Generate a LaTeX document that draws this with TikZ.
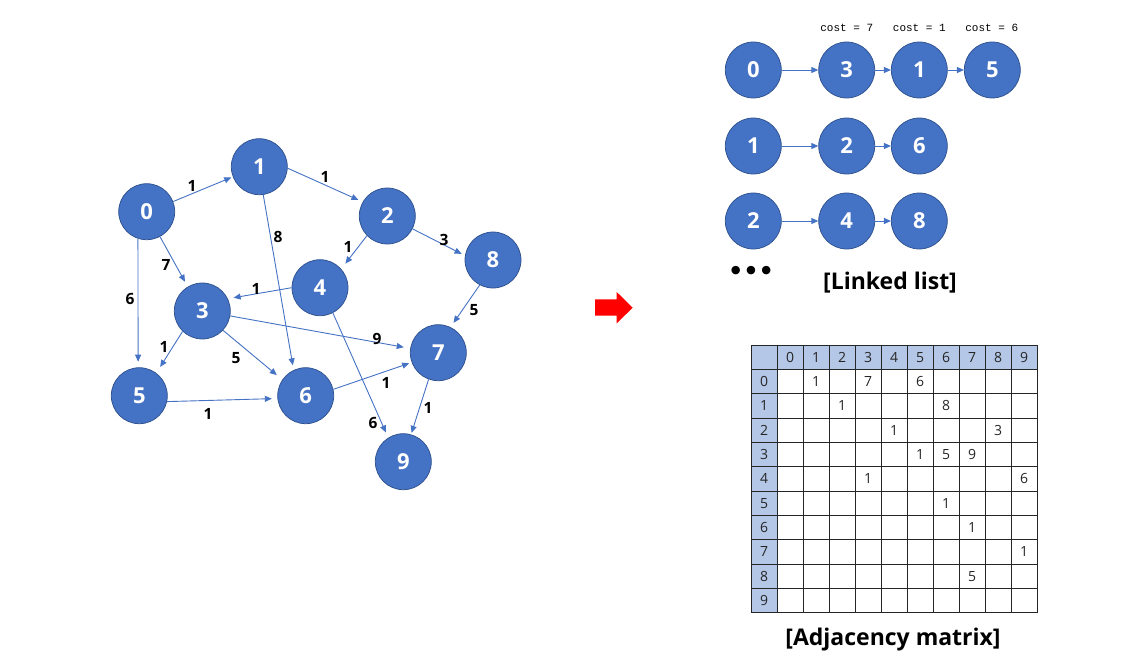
\documentclass[tikz,border=0pt]{standalone}
\usepackage{fontspec}
\setmainfont{Open Sans}
\newfontfamily\costfont{Liberation Mono}
\newfontfamily\dotfont{DejaVu Sans}
\usetikzlibrary{arrows.meta}
\definecolor{nodeblue}{HTML}{4472C4}
\definecolor{nodeedge}{HTML}{2F528F}
\definecolor{hdrblue}{HTML}{B4C7E7}
\definecolor{txtgray}{HTML}{262626}
\begin{document}
\begin{tikzpicture}[x=1pt,y=-1pt,
  vtx/.style={circle, fill=nodeblue, draw=nodeedge, line width=0.75pt, minimum size=56pt, inner sep=0pt, text=white, font=\fontsize{22}{22}\selectfont\bfseries},
  arc/.style={draw=nodeblue, line width=0.9pt, -{Triangle[length=7pt,width=6pt]}},
  wlabel/.style={font=\fontsize{15.5}{15.5}\selectfont\bfseries, inner sep=0pt},
  costlabel/.style={font=\costfont\fontsize{11}{11}\selectfont, inner sep=0pt},
  title/.style={font=\fontsize{23}{23}\selectfont\bfseries, inner sep=0pt},
  celltext/.style={font=\fontsize{14}{14}\selectfont, text=txtgray, inner sep=0pt},
  gridline/.style={draw=black!85, line width=0.9pt}
]
\useasboundingbox (0,0) rectangle (1137,671);

% ---------------- graph ----------------
\node[vtx] (n0) at (146.7,211.7) {0};
\node[vtx] (n1) at (259.3,166.7) {1};
\node[vtx] (n2) at (387.3,216) {2};
\node[vtx] (n8) at (493,260) {8};
\node[vtx] (n4) at (320,287.7) {4};
\node[vtx] (n3) at (202.3,311) {3};
\node[vtx] (n7) at (438.3,352.7) {7};
\node[vtx] (n5) at (139.3,395.7) {5};
\node[vtx] (n6) at (305.7,395.7) {6};
\node[vtx] (n9) at (403.3,461.7) {9};

\draw[arc] (n0.21)   -- ([shift={(201:30pt)}]n1.center);
\draw[arc] (n1.-3)   -- ([shift={(151:33pt)}]n2.center);
\draw[arc] (n1.-82)  -- ([shift={(113:33pt)}]n6.center);
\draw[arc] (n2.-136) -- ([shift={(43.5:35pt)}]n4.center);
\draw[arc] (n2.-27)  -- ([shift={(169:32pt)}]n8.center);
\draw[arc] (n0.-62)  -- ([shift={(120.6:34pt)}]n3.center);
\draw[arc] (n0.-108) -- ([shift={(92:34pt)}]n5.center);
\draw[arc] (n4.180)  -- ([shift={(23:34pt)}]n3.center);
\draw[arc] (n8.-118) -- ([shift={(63:33.5pt)}]n7.center);
\draw[arc] (n3.-10)  -- ([shift={(171:35pt)}]n7.center);
\draw[arc] (n3.-134) -- ([shift={(54:35.5pt)}]n5.center);
\draw[arc] (n3.-43)  -- ([shift={(144.5:35.5pt)}]n6.center);
\draw[arc] (n6.13)   -- ([shift={(200:31pt)}]n7.center);
\draw[arc] (n5.-12)  -- ([shift={(185:34pt)}]n6.center);
\draw[arc] (n4.-63)  -- ([shift={(120.8:34pt)}]n9.center);
\draw[arc] (n7.-110) -- ([shift={(74:30pt)}]n9.center);

\node[wlabel] (w01) at (192,186) {1};
\node[wlabel] (w12) at (325,177) {1};
\node[wlabel] (w16) at (278,237) {8};
\node[wlabel] (w24) at (348,247) {1};
\node[wlabel] (w28) at (444,240) {3};
\node[wlabel] (w03) at (166,265) {7};
\node[wlabel] (w05) at (130,299) {6};
\node[wlabel] (w43) at (256,289) {1};
\node[wlabel] (w87) at (474,310) {5};
\node[wlabel] (w37) at (377,339) {9};
\node[wlabel] (w35) at (164,347) {1};
\node[wlabel] (w36) at (236,358) {5};
\node[wlabel] (w67) at (386,383) {1};
\node[wlabel] (w56) at (208,414) {1};
\node[wlabel] (w49) at (373,423) {6};
\node[wlabel] (w79) at (428,408) {1};

% ---------------- red arrow ----------------
\fill[red] (595,299.3) -- (616.7,299.3) -- (616.7,292) -- (632.7,307.7) -- (616.7,323.3) -- (616.7,315.7) -- (595,315.7) -- cycle;

% ---------------- linked list ----------------
\node[vtx] (a0) at (753.3,70) {0};
\node[vtx] (a3) at (846.7,70) {3};
\node[vtx] (a1) at (919.3,70) {1};
\node[vtx] (a5) at (992.3,70) {5};
\node[vtx] (b1) at (753.3,146) {1};
\node[vtx] (b2) at (846.7,146) {2};
\node[vtx] (b6) at (919.3,146) {6};
\node[vtx] (c2) at (753.3,221) {2};
\node[vtx] (c4) at (846.7,221) {4};
\node[vtx] (c8) at (919.3,221) {8};
\draw[arc] (a0) -- (a3);
\draw[arc] (a3) -- (a1);
\draw[arc] (a1) -- (a5);
\draw[arc] (b1) -- (b2);
\draw[arc] (b2) -- (b6);
\draw[arc] (c2) -- (c4);
\draw[arc] (c4) -- (c8);
\node[costlabel] (k3) at (846.7,28.3) {cost = 7};
\node[costlabel] (k1) at (919.3,28.3) {cost = 1};
\node[costlabel] (k5) at (991.7,28.3) {cost = 6};
\node[font=\dotfont\fontsize{24}{24}\selectfont\bfseries, inner sep=0pt] (dots) at (751,273) {•••};
\node[title] (lltitle) at (890,283) {[Linked list]};

% ---------------- adjacency matrix ----------------
\fill[hdrblue] (751,345) rectangle (1037,369.33);
\fill[hdrblue] (751,345) rectangle (777,612.67);
\foreach \k in {0,...,11} \draw[gridline] (751,345+24.333*\k) -- (1037,345+24.333*\k);
\draw[gridline] (751,345) -- (751,612.67);
\foreach \c in {0,...,10} \draw[gridline] (777+26*\c,345) -- (777+26*\c,612.67);
\foreach \i in {0,...,9} {
  \node[celltext] (h\i) at (790+26*\i,357.2) {\i};
  \node[celltext] (r\i) at (764,381.5+24.333*\i) {\i};
}
\foreach \r/\c/\v in {0/1/1,0/3/7,0/5/6,1/2/1,1/6/8,2/4/1,2/8/3,3/5/1,3/6/5,3/7/9,4/3/1,4/9/6,5/6/1,6/7/1,7/9/1,8/7/5}
  \node[celltext] (m\r\c) at (790+26*\c,381.5+24.333*\r) {\v};
\node[title] (amtitle) at (893,640) {[Adjacency matrix]};
\end{tikzpicture}
\end{document}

━━━━━━

WHAT THIS TASK INVOLVES:
Quote the material in full and exactly; do not carry over its pictures.

WRITTEN ANSWER:
Generate a LaTeX document that draws this with TikZ.
\documentclass[tikz,border=0pt]{standalone}
\usepackage{fontspec}
\setmainfont{Open Sans}
\newfontfamily\costfont{Liberation Mono}
\newfontfamily\dotfont{DejaVu Sans}
\usetikzlibrary{arrows.meta}
\definecolor{nodeblue}{HTML}{4472C4}
\definecolor{nodeedge}{HTML}{2F528F}
\definecolor{hdrblue}{HTML}{B4C7E7}
\definecolor{txtgray}{HTML}{262626}
\begin{document}
\begin{tikzpicture}[x=1pt,y=-1pt,
  vtx/.style={circle, fill=nodeblue, draw=nodeedge, line width=0.75pt, minimum size=56pt, inner sep=0pt, text=white, font=\fontsize{22}{22}\selectfont\bfseries},
  arc/.style={draw=nodeblue, line width=0.9pt, -{Triangle[length=7pt,width=6pt]}},
  wlabel/.style={font=\fontsize{15.5}{15.5}\selectfont\bfseries, inner sep=0pt},
  costlabel/.style={font=\costfont\fontsize{11}{11}\selectfont, inner sep=0pt},
  title/.style={font=\fontsize{23}{23}\selectfont\bfseries, inner sep=0pt},
  celltext/.style={font=\fontsize{14}{14}\selectfont, text=txtgray, inner sep=0pt},
  gridline/.style={draw=black!85, line width=0.9pt}
]
\useasboundingbox (0,0) rectangle (1137,671);

% ---------------- graph ----------------
\node[vtx] (n0) at (146.7,211.7) {0};
\node[vtx] (n1) at (259.3,166.7) {1};
\node[vtx] (n2) at (387.3,216) {2};
\node[vtx] (n8) at (493,260) {8};
\node[vtx] (n4) at (320,287.7) {4};
\node[vtx] (n3) at (202.3,311) {3};
\node[vtx] (n7) at (438.3,352.7) {7};
\node[vtx] (n5) at (139.3,395.7) {5};
\node[vtx] (n6) at (305.7,395.7) {6};
\node[vtx] (n9) at (403.3,461.7) {9};

\draw[arc] (n0.21)   -- ([shift={(201:30pt)}]n1.center);
\draw[arc] (n1.-3)   -- ([shift={(151:33pt)}]n2.center);
\draw[arc] (n1.-82)  -- ([shift={(113:33pt)}]n6.center);
\draw[arc] (n2.-136) -- ([shift={(43.5:35pt)}]n4.center);
\draw[arc] (n2.-27)  -- ([shift={(169:32pt)}]n8.center);
\draw[arc] (n0.-62)  -- ([shift={(120.6:34pt)}]n3.center);
\draw[arc] (n0.-108) -- ([shift={(92:34pt)}]n5.center);
\draw[arc] (n4.180)  -- ([shift={(23:34pt)}]n3.center);
\draw[arc] (n8.-118) -- ([shift={(63:33.5pt)}]n7.center);
\draw[arc] (n3.-10)  -- ([shift={(171:35pt)}]n7.center);
\draw[arc] (n3.-134) -- ([shift={(54:35.5pt)}]n5.center);
\draw[arc] (n3.-43)  -- ([shift={(144.5:35.5pt)}]n6.center);
\draw[arc] (n6.13)   -- ([shift={(200:31pt)}]n7.center);
\draw[arc] (n5.-12)  -- ([shift={(185:34pt)}]n6.center);
\draw[arc] (n4.-63)  -- ([shift={(120.8:34pt)}]n9.center);
\draw[arc] (n7.-110) -- ([shift={(74:30pt)}]n9.center);

\node[wlabel] (w01) at (192,186) {1};
\node[wlabel] (w12) at (325,177) {1};
\node[wlabel] (w16) at (278,237) {8};
\node[wlabel] (w24) at (348,247) {1};
\node[wlabel] (w28) at (444,240) {3};
\node[wlabel] (w03) at (166,265) {7};
\node[wlabel] (w05) at (130,299) {6};
\node[wlabel] (w43) at (256,289) {1};
\node[wlabel] (w87) at (474,310) {5};
\node[wlabel] (w37) at (377,339) {9};
\node[wlabel] (w35) at (164,347) {1};
\node[wlabel] (w36) at (236,358) {5};
\node[wlabel] (w67) at (386,383) {1};
\node[wlabel] (w56) at (208,414) {1};
\node[wlabel] (w49) at (373,423) {6};
\node[wlabel] (w79) at (428,408) {1};

% ---------------- red arrow ----------------
\fill[red] (595,299.3) -- (616.7,299.3) -- (616.7,292) -- (632.7,307.7) -- (616.7,323.3) -- (616.7,315.7) -- (595,315.7) -- cycle;

% ---------------- linked list ----------------
\node[vtx] (a0) at (753.3,70) {0};
\node[vtx] (a3) at (846.7,70) {3};
\node[vtx] (a1) at (919.3,70) {1};
\node[vtx] (a5) at (992.3,70) {5};
\node[vtx] (b1) at (753.3,146) {1};
\node[vtx] (b2) at (846.7,146) {2};
\node[vtx] (b6) at (919.3,146) {6};
\node[vtx] (c2) at (753.3,221) {2};
\node[vtx] (c4) at (846.7,221) {4};
\node[vtx] (c8) at (919.3,221) {8};
\draw[arc] (a0) -- (a3);
\draw[arc] (a3) -- (a1);
\draw[arc] (a1) -- (a5);
\draw[arc] (b1) -- (b2);
\draw[arc] (b2) -- (b6);
\draw[arc] (c2) -- (c4);
\draw[arc] (c4) -- (c8);
\node[costlabel] (k3) at (846.7,28.3) {cost = 7};
\node[costlabel] (k1) at (919.3,28.3) {cost = 1};
\node[costlabel] (k5) at (991.7,28.3) {cost = 6};
\node[font=\dotfont\fontsize{24}{24}\selectfont\bfseries, inner sep=0pt] (dots) at (751,273) {•••};
\node[title] (lltitle) at (890,283) {[Linked list]};

% ---------------- adjacency matrix ----------------
\fill[hdrblue] (751,345) rectangle (1037,369.33);
\fill[hdrblue] (751,345) rectangle (777,612.67);
\foreach \k in {0,...,11} \draw[gridline] (751,345+24.333*\k) -- (1037,345+24.333*\k);
\draw[gridline] (751,345) -- (751,612.67);
\foreach \c in {0,...,10} \draw[gridline] (777+26*\c,345) -- (777+26*\c,612.67);
\foreach \i in {0,...,9} {
  \node[celltext] (h\i) at (790+26*\i,357.2) {\i};
  \node[celltext] (r\i) at (764,381.5+24.333*\i) {\i};
}
\foreach \r/\c/\v in {0/1/1,0/3/7,0/5/6,1/2/1,1/6/8,2/4/1,2/8/3,3/5/1,3/6/5,3/7/9,4/3/1,4/9/6,5/6/1,6/7/1,7/9/1,8/7/5}
  \node[celltext] (m\r\c) at (790+26*\c,381.5+24.333*\r) {\v};
\node[title] (amtitle) at (893,640) {[Adjacency matrix]};
\end{tikzpicture}
\end{document}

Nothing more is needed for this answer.